Some washed aqua blue enamel powder was drifted into the design and fired until it melted; but alas, by now the fine silver was too fine to allow rough handling (e.g. during sanding or stoning of the surface) so that bits of the enamel were prone to crack off. I solved this by cracking the majority of it off by a mixture of flexing and quenching from dull red heat, then domed the ensemble of heart and backing sheet, using an ordinary doming punch and doming block. This had the wonderful side effect of 'pin cushioning' the heart design into the filigree.
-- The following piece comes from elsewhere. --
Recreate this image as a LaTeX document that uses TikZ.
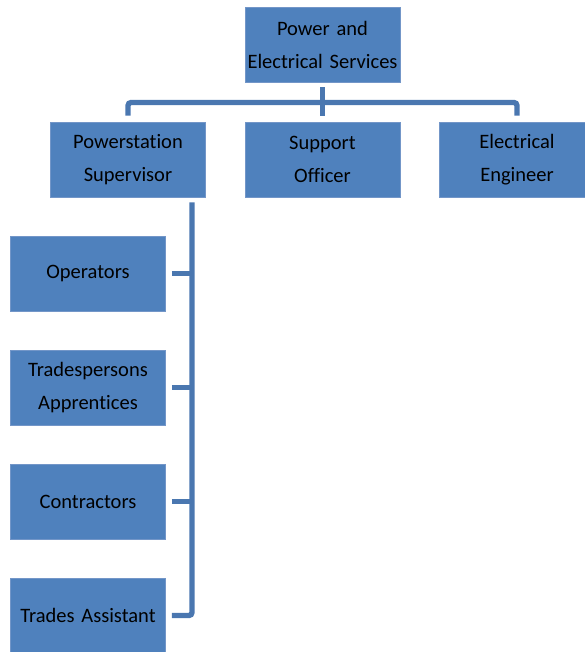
\documentclass[tikz,border=0pt]{standalone}
\usepackage{fontspec}
\setmainfont{Carlito}[Ligatures=NoCommon]
\usetikzlibrary{positioning}
\definecolor{boxblue}{HTML}{4F81BD}
\definecolor{boxedge}{HTML}{7396C8}
\definecolor{linkblue}{HTML}{4A77B0}
\tikzset{
  unit/.style={fill=boxblue, draw=boxedge, line width=0.6pt, minimum width=155pt,
    minimum height=75pt, text width=150pt, align=center, inner sep=0pt,
    font=\fontsize{20.5}{33}\selectfont},
  link/.style={draw=linkblue, line width=5.3pt, rounded corners=3pt}
}
\begin{document}
\begin{tikzpicture}[x=1pt,y=-1pt]
    % page in pixel units, y pointing down
    \useasboundingbox (0,0) rectangle (585,652);
    \clip (0,0) rectangle (585,652);

    % top level
    \node[unit] (pes) at (322.5,44.5) {Power and\\Electrical Services};

    % second row
    \node[unit] (pss) at (128,159.5) {Powerstation\\Supervisor};
    \node[unit] (so) at (322.5,159.5) {Support\\Officer};
    \node[unit] (ee) at (517,159.5) {Electrical\\Engineer};

    % staff under the supervisor
    \node[unit] (op) at (88,273.5) {Operators};
    \node[unit] (tp) at (88,387.5) {Tradespersons\\Apprentices};
    \node[unit] (co) at (88,501.5) {Contractors};
    \node[unit] (ta) at (88,615.5) {Trades Assistant};

    % connectors
    \coordinate (bus) at (322.5,102.5);
    \coordinate (trunk) at ([shift={(64pt,-5pt)}]pss.south);

    \draw[link] ([yshift=-5pt]pes.south) -- ([yshift=6pt]so.north);
    \draw[link] ([yshift=6pt]pss.north) -- (pss.north |- bus) -- (ee.north |- bus) -- ([yshift=6pt]ee.north);

    \draw[link] (trunk) |- ([xshift=6pt]ta.east);
    \draw[link] ([xshift=6pt]op.east) -- (op.east -| trunk);
    \draw[link] ([xshift=6pt]tp.east) -- (tp.east -| trunk);
    \draw[link] ([xshift=6pt]co.east) -- (co.east -| trunk);
\end{tikzpicture}
\end{document}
The domed design was then re-filled with enamel and fired, with very pleasing results. Not perfect, but interesting. For the sake of some colour contrast, I drifted 'nectarine' enamel round the outside, removing surplus from the blue or raised silver areas with a fine brush, and re-fired.

Final step - removing the sharp corners of the domed rectangular sheet, since the doming process had turned the corners into sharp spikes.

Overall opinion - a bit amateurish, but there are many possibilities for improvement:
- use a border of silver wire to contain the nectarine colour
- form a small heart in brass, roll this together with fine silver sheet in a sandwich to emboss the design into the sheet instead of the doming block method
- mitre the ends of the fine silver filigree wire so they don't form such an ugly angle

P.S. The picture above is larger than life size - the actual size is about that of a UK 5p piece.